May 2015—Since 2003, nearly 50,000 girls in Tanzania have been denied ongoing education due to pregnancy. This expulsion falls under the guise of a law that allows schools to refuse admission due to “undesirable” physical health.
Standing tall in a pink Morogoro Nursing College uniform, it is hard to believe that Laudekia Nyamanda was ever one of these girls. Her current status is even more improbable because, by the age of 15, she was a single mother, cast out by her family due to the stigma of teenage pregnancy. With an infant, scraps of an education and no community support, Nyamanda’s future promised poverty, not nursing college.
What happened? The Secondary Education for Girls Advancement (SEGA) school came into her life.
A new, all-girls, start-up school in the Morogoro region of Tanzania, SEGA was designed to reach “vulnerable” girls who dropped out of school due to poverty, being orphaned, or other undesired circumstances—such as early pregnancy.
During its establishment, SEGA asked Nyamanda’s community leader to help recruit girls for their new remedial program. Nyamanda’s strong application qualified her for an entrance exam, and a high test score secured her enrollment. Thus, in 2008, in a borrowed classroom with 29 other students, Nyamanda became one of SEGA’s first students.
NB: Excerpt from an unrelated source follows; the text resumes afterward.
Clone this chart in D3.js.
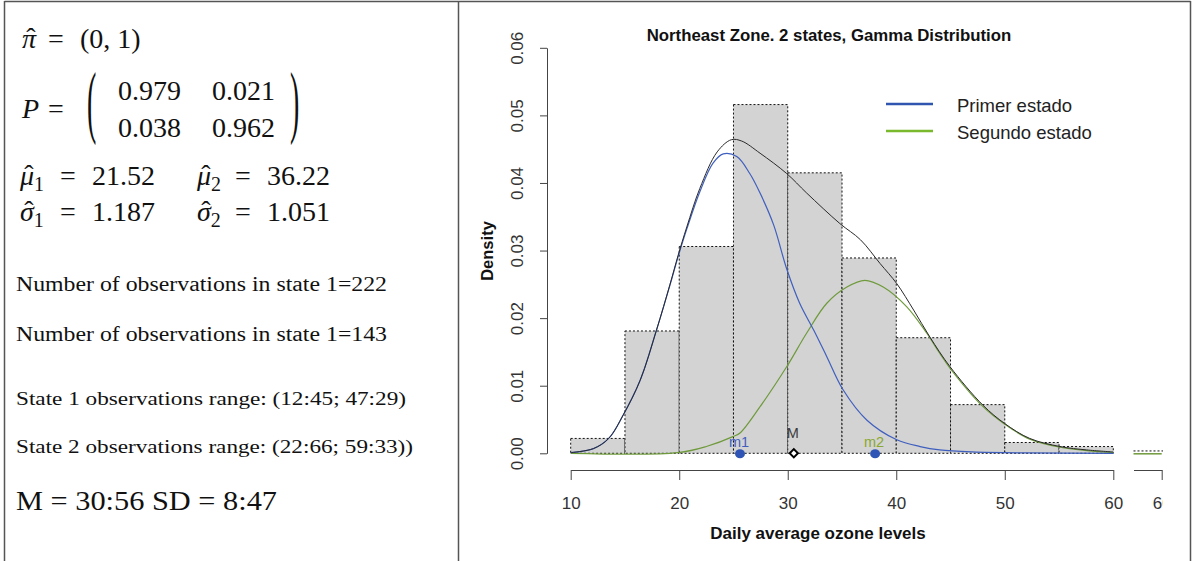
<!DOCTYPE html>
<html>
<head>
<meta charset="utf-8">
<script src="https://cdn.jsdelivr.net/npm/d3@7"></script>
<style>
  body { margin: 0; background: #fff; }
  svg { display: block; }
</style>
</head>
<body>
<svg id="chart" width="1193" height="561"></svg>
<script>
// histogram bins (ozone level) and densities
var binEdges = [10, 15, 20, 25, 30, 35, 40, 45, 50, 55, 60];
var binDensity = [0.0022, 0.0181, 0.0306, 0.0516, 0.0415, 0.0289, 0.0171, 0.0072, 0.0016, 0.0010];

// mixture density (black)
var mixX = [10, 12.1, 13.5, 14.85, 16.4, 17.9, 19.15, 19.9, 20.7, 21.9, 23.5, 24.8, 25.76, 27.45, 29.9, 31.75, 34.8, 36.7, 38.5, 40.05, 41.6, 43.1, 44.96, 48.0, 50.0, 52.3, 55.1, 57.55, 60];
var mixY = [0.0001, 0.0007, 0.0022, 0.0057, 0.0108, 0.0182, 0.0250, 0.0293, 0.0335, 0.0392, 0.0446, 0.0464, 0.0462, 0.0444, 0.0414, 0.0385, 0.0340, 0.0316, 0.0281, 0.0251, 0.0212, 0.0172, 0.0128, 0.0071, 0.0044, 0.0022, 0.0010, 0.0005, 0.0002];

// first state (blue)
var state1X = [10, 12.1, 13.5, 14.85, 16.4, 17.9, 19.15, 19.9, 20.7, 21.9, 23.1, 24.06, 25.3, 26.5, 27.45, 28.7, 29.9, 31.1, 32.4, 33.6, 35.1, 37.3, 40.05, 42.2, 44.0, 47, 52, 60];
var state1Y = [0.0001, 0.0007, 0.0022, 0.0057, 0.0108, 0.0182, 0.0249, 0.0291, 0.0332, 0.0387, 0.0429, 0.0443, 0.0439, 0.0414, 0.0385, 0.0338, 0.0273, 0.0222, 0.0182, 0.0143, 0.0094, 0.0049, 0.0020, 0.0010, 0.0005, 0.0002, 0.00005, 0];

// second state (green)
var state2X = [10, 19.9, 22.5, 25, 25.6, 27.45, 29.9, 31.75, 33.6, 35.45, 37.1, 38.8, 40.95, 42.8, 44.0, 45, 48, 50, 52.3, 55.1, 57.55, 60];
var state2Y = [0, 0.0001, 0.0010, 0.0025, 0.0030, 0.0069, 0.0128, 0.0178, 0.0222, 0.0246, 0.0256, 0.0246, 0.0217, 0.0178, 0.0148, 0.0125, 0.0069, 0.0043, 0.0021, 0.0009, 0.0004, 0.0001];

// markers on the baseline
var markerX = [25.6, 30.56, 38.05];
var markerLabels = ["m1", "M", "m2"];

var yTicks = [0, 0.01, 0.02, 0.03, 0.04, 0.05, 0.06];
var xTicks = [10, 20, 30, 40, 50, 60];

var legendLabels = ["Primer estado", "Segundo estado"];

var svg = d3.select("#chart");

// frame
var frame = svg.append("g").attr("stroke", "#555").attr("stroke-width", 1.5).attr("fill", "none");
frame.append("line").attr("x1", 4.5).attr("x2", 1190.5).attr("y1", 1.5).attr("y2", 1.5);
frame.append("line").attr("x1", 4.5).attr("x2", 4.5).attr("y1", 1).attr("y2", 561);
frame.append("line").attr("x1", 458.5).attr("x2", 458.5).attr("y1", 1).attr("y2", 561);
frame.append("line").attr("x1", 1190.5).attr("x2", 1190.5).attr("y1", 1).attr("y2", 561);

// ---------- left panel (text) ----------
var left = svg.append("g").attr("font-family", "Liberation Serif, serif").attr("fill", "#111");
var mathSize = 28;

function txt(x, y, s, size, italic) {
  return left.append("text").attr("x", x).attr("y", y).attr("font-size", size || mathSize)
    .attr("font-style", italic ? "italic" : null).text(s);
}

// symbol with a circumflex hat and optional subscript
function hatted(x, y, sym, sub) {
  var t = left.append("text").attr("x", x).attr("y", y).attr("font-size", mathSize);
  t.append("tspan").attr("font-style", "italic").text(sym);
  if (sub) t.append("tspan").attr("font-size", 20).attr("dy", 6).text(sub);
  left.append("text").attr("x", x + 9).attr("y", y - 1).attr("font-size", mathSize)
    .attr("text-anchor", "middle").text("\u02C6");
  return t;
}

hatted(22, 48, "\u03C0");
txt(48, 48, "=");
txt(80, 48, "(0, 1)");

txt(22, 118, "P", mathSize, true);
txt(48, 118, "=");
left.append("text").attr("font-size", mathSize).attr("transform", "translate(87,128) scale(1,2.85)").text("(");
left.append("text").attr("font-size", mathSize).attr("transform", "translate(290,128) scale(1,2.85)").text(")");
txt(118, 100, "0.979");
txt(212, 100, "0.021");
txt(118, 137, "0.038");
txt(212, 137, "0.962");

hatted(20, 185, "\u03BC", "1");
txt(60, 185, "=");
txt(92, 185, "21.52");
hatted(197, 185, "\u03BC", "2");
txt(235, 185, "=");
txt(267, 185, "36.22");
hatted(20, 221, "\u03C3", "1");
txt(60, 221, "=");
txt(92, 221, "1.187");
hatted(197, 221, "\u03C3", "2");
txt(235, 221, "=");
txt(267, 221, "1.051");

var infoLines = [
  { t: "Number of observations in state 1=222", y: 290.5, w: 371, s: 20 },
  { t: "Number of observations in state 1=143", y: 340.5, w: 371, s: 20 },
  { t: "State 1 observations range: (12:45; 47:29)", y: 405, w: 390, s: 19.5 },
  { t: "State 2 observations range: (22:66; 59:33))", y: 453, w: 397, s: 19.5 },
  { t: "M = 30:56 SD = 8:47", y: 510, w: 261, s: 28 }
];
infoLines.forEach(function (d) {
  left.append("text").attr("x", 16).attr("y", d.y).attr("font-size", d.s)
    .attr("textLength", d.w).attr("lengthAdjust", "spacingAndGlyphs").text(d.t);
});

// ---------- right panel (chart) ----------
var x = d3.scaleLinear().domain([10, 60]).range([570.7, 1113.3]);
var y = d3.scaleLinear().domain([0, 0.06]).range([453.3, 47.8]);

var sans = "Liberation Sans, Arial, sans-serif";
var plot = svg.append("g").attr("font-family", sans);

// bars
var bins = binDensity.map(function (d, i) { return { x0: binEdges[i], x1: binEdges[i + 1], d: d }; });
plot.selectAll("rect.bar").data(bins).enter().append("rect")
  .attr("class", "bar")
  .attr("x", function (d) { return x(d.x0); })
  .attr("width", function (d) { return x(d.x1) - x(d.x0); })
  .attr("y", function (d) { return y(d.d); })
  .attr("height", function (d) { return y(0) - y(d.d); })
  .attr("fill", "#d3d3d3")
  .attr("stroke", "#111")
  .attr("stroke-width", 1)
  .attr("stroke-dasharray", "2,2");

// curves
var line = d3.line()
  .x(function (d) { return x(d[0]); })
  .y(function (d) { return y(d[1]); })
  .curve(d3.curveCatmullRom);

function zip(a, b) { return a.map(function (v, i) { return [v, b[i]]; }); }

plot.append("path").datum(zip(state2X, state2Y)).attr("d", line)
  .attr("fill", "none").attr("stroke", "#6f9a3c").attr("stroke-width", 1.2);
plot.append("path").datum(zip(state1X, state1Y)).attr("d", line)
  .attr("fill", "none").attr("stroke", "#3f5fbf").attr("stroke-width", 1.2);
plot.append("path").datum(zip(mixX, mixY)).attr("d", line)
  .attr("fill", "none").attr("stroke", "#2a2a2a").attr("stroke-width", 1);

// markers
var markerColor = ["#3f5fbf", "#3b3b3b", "#8aa830"];
markerX.forEach(function (m, i) {
  if (i === 1) {
    plot.append("path")
      .attr("d", d3.symbol().type(d3.symbolSquare).size(34)())
      .attr("transform", "translate(" + x(m) + "," + y(0) + ") rotate(45)")
      .attr("fill", "#fff").attr("stroke", "#000").attr("stroke-width", 2);
  } else {
    plot.append("ellipse").attr("cx", x(m)).attr("cy", y(0) + 0.5).attr("rx", 5).attr("ry", 4.5)
      .attr("fill", "#2e55b5");
  }
  plot.append("text").attr("x", x(m) - 1).attr("y", y(0) - (i === 1 ? 15 : 6.5))
    .attr("text-anchor", "middle").attr("font-size", 14.5).attr("fill", markerColor[i])
    .text(markerLabels[i]);
});

function styleAxis(g) {
  g.select(".domain").attr("stroke", "#444");
  g.selectAll(".tick line").attr("stroke", "#444");
  g.selectAll(".tick text").attr("font-size", 17).attr("fill", "#333").attr("font-family", sans);
}

// y axis
var yAxis = plot.append("g").attr("transform", "translate(547,0)")
  .call(d3.axisLeft(y).tickValues(yTicks).tickFormat(d3.format(".2f")).tickSize(7).tickSizeOuter(0));
styleAxis(yAxis);
yAxis.selectAll(".tick text")
  .attr("transform", "rotate(-90)")
  .attr("x", 0).attr("y", -30).attr("dy", "0.35em")
  .attr("text-anchor", "middle");

// x axis
var xAxis = plot.append("g").attr("transform", "translate(0,470)")
  .call(d3.axisBottom(x).tickValues(xTicks).tickFormat(d3.format("d")).tickSize(10).tickSizeOuter(0));
styleAxis(xAxis);
xAxis.selectAll(".tick text").attr("y", 33).attr("dy", "0.35em");

// clipped piece of a second panel on the far right
svg.append("clipPath").attr("id", "cut").append("rect")
  .attr("x", 1125).attr("y", 0).attr("width", 38).attr("height", 561);
var x2 = d3.scaleLinear().domain([55, 60]).range([1133.5, 1161.7]);
var piece = plot.append("g").attr("clip-path", "url(#cut)");
piece.append("path").datum([[55, 0], [60, 0]])
  .attr("d", d3.line().x(function (d) { return x2(d[0]); }).y(function (d) { return y(d[1]) + 0.5; }))
  .attr("stroke", "#6f9a3c").attr("stroke-width", 1.5);
piece.append("path").datum([[55, 0.0002], [61, 0.0002]])
  .attr("d", d3.line().x(function (d) { return x2(d[0]); }).y(function (d) { return y(d[1]) - 1; }))
  .attr("stroke", "#111").attr("stroke-dasharray", "2,2");
var xAxis2 = piece.append("g").attr("transform", "translate(0,470)")
  .call(d3.axisBottom(x2).tickValues([60]).tickFormat(d3.format("d")).tickSize(10).tickSizeOuter(0));
styleAxis(xAxis2);
xAxis2.selectAll(".tick text").attr("y", 33).attr("dy", "0.35em");

// titles
plot.append("text").attr("x", 829).attr("y", 41).attr("text-anchor", "middle")
  .attr("font-size", 16.8).attr("font-weight", "bold").attr("fill", "#111")
  .text("Northeast Zone. 2 states, Gamma Distribution");
plot.append("text").attr("x", 818).attr("y", 539).attr("text-anchor", "middle")
  .attr("font-size", 17).attr("font-weight", "bold").attr("fill", "#111")
  .text("Daily average ozone levels");
plot.append("text").attr("transform", "translate(493,251) rotate(-90)").attr("text-anchor", "middle")
  .attr("font-size", 16.5).attr("font-weight", "bold").attr("fill", "#111")
  .text("Density");

// legend
var legendColor = ["#2f55b0", "#7ab82d"];
legendLabels.forEach(function (lab, i) {
  var ly = 104 + i * 27;
  plot.append("line").attr("x1", 886).attr("x2", 933).attr("y1", ly).attr("y2", ly)
    .attr("stroke", legendColor[i]).attr("stroke-width", 2.5);
  plot.append("text").attr("x", 957).attr("y", ly + 7.5).attr("font-size", 18.5).attr("fill", "#222")
    .text(lab);
});
</script>
</body>
</html>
Nyamanda, now 22 years old, still reminisces about her time at SEGA. “I am so very proud of myself and to be a part of SEGA,” she says. “I felt safe at SEGA and I did not feel that way at home … I felt accepted and yet I could [still] be proud of my child.”
In 2011, USAID, through an American Schools and Hospitals Abroad (ASHA) grant, supported the construction of two classrooms for SEGA, houses for a headmistress and teacher, and three dormitories. The following year, the project provided a second grant for two more residential houses, science labs, a library, computer room, staff offices, a dispensary, a laundry facility and two other large dormitories.
Construction completed, the school now occupies a 23-building campus with 190 boarding and day students.
Since its formation, SEGA’s mission to educate at-risk and vulnerable girls has stressed three competencies in its curriculum: academics, entrepreneurship and a unique life skills curriculum called Education for Life. Through practical experience and classroom learning, students build a foundation for an independent and self-sustaining life.
For many girls at SEGA, the Education for Life skills are of particular importance. They address values frequently ignored with vulnerable students. At SEGA, confidence, proper hygiene, sexual and reproductive education, communications and self-expression are taught by a professionally trained school counselor.
The Education for Life program—a concept uncommon in Tanzania—not only teaches the girls how to live a healthy life, but how to live a life on their own terms.